Landings from coastal waters totaled 896,620 tons in 2000, twenty-fourth in the world and the highest in Africa. Sardines accounted for 539,785 tons (62%) that year. The waters off Western Sahara are particularly rich in seafood. Coastal fishing supplies the Moroccan fish processing industry, which is concentrated in the southern cities of Layoun, Tan Tan, Tarfaya, and Agadir. The canning industry processes mostly sardines and to a lesser extent mackerels and anchovies. Many of the plants use obsolete equipment, and there is currently no government support to develop and introduce new technology to the industry.
The deep-sea catch consists mostly of cephalopods (such as octopus, squid, and cuttlefish), hake, sea bream, sole, and shrimp. Cephalopod deep-sea landings in 2001 included 46,896 tons of octopus, 8,504 tons of squid, and 14,474 tons of cuttlefish. Nearly all deep-sea production is sorted, frozen in vessels, and exported upon arrival; Japan is the major buyer of Moroccan octopus.
Aquacultural production consists mainly of seabass, sea bream, oysters, tuna, and eel, which are produced for export to Europe. The principal aquaculture farms are located in Nador and Hoceima on the Mediterranean Sea, Oulidida on the Atlantic Ocean, and Azrou on an inland lake.

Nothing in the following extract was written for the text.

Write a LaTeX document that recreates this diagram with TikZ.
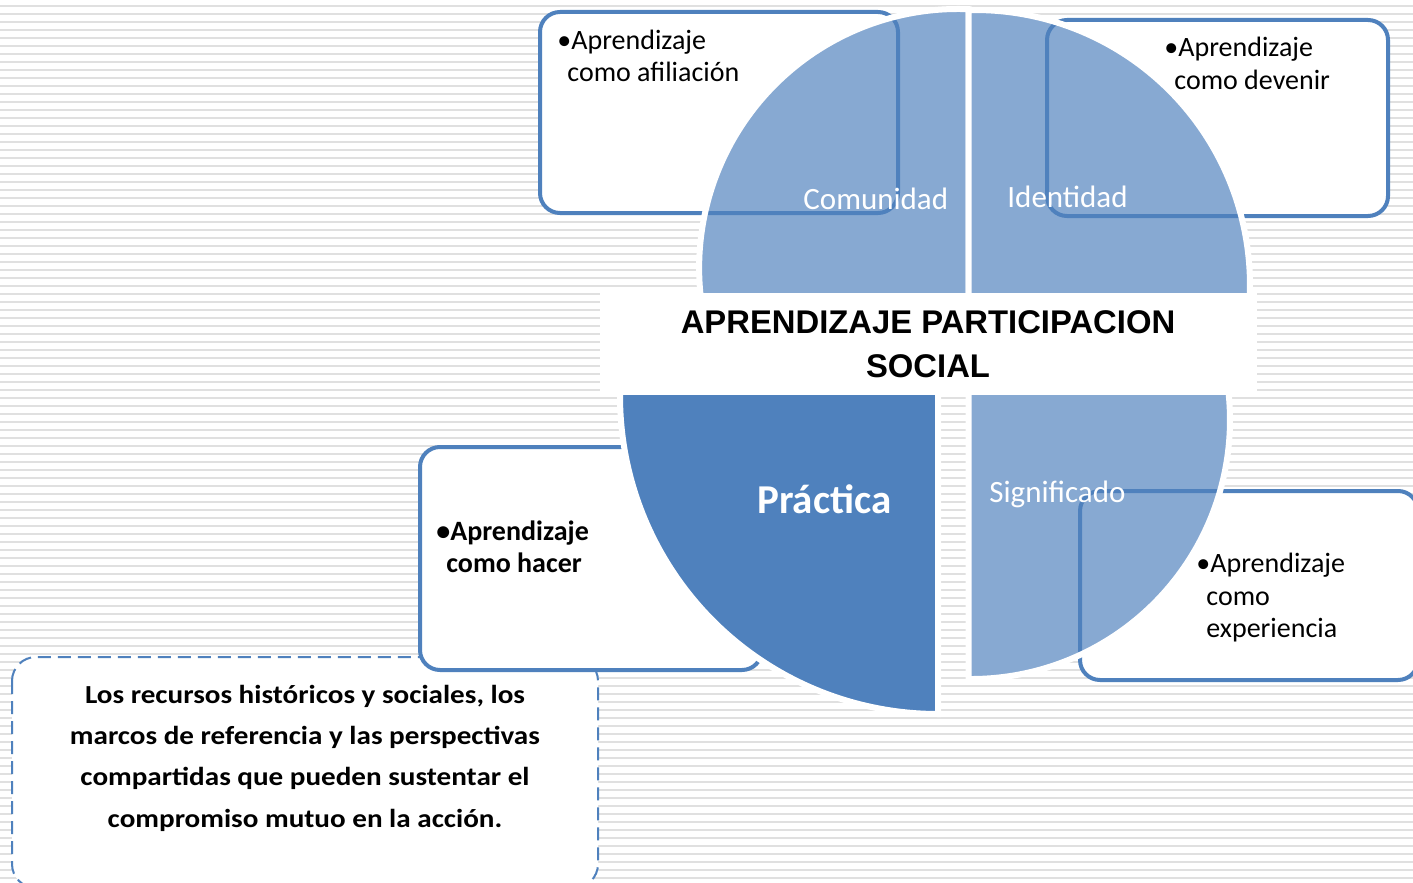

Much of the fish catch is processed into fish meal, fertilizer, and animal fodder. In 2000, $950.4 million of fish products were exported primarily to the EU nations, Japan, and the US. Deep sea fishing is expected to become more important, because the EU is committed to reducing its fishing fleet size. Moroccan fish companies are expected to play a larger role in the world cephalopod market in the future. There is concern, however, that overfishing during one year may result in smaller catches in the future.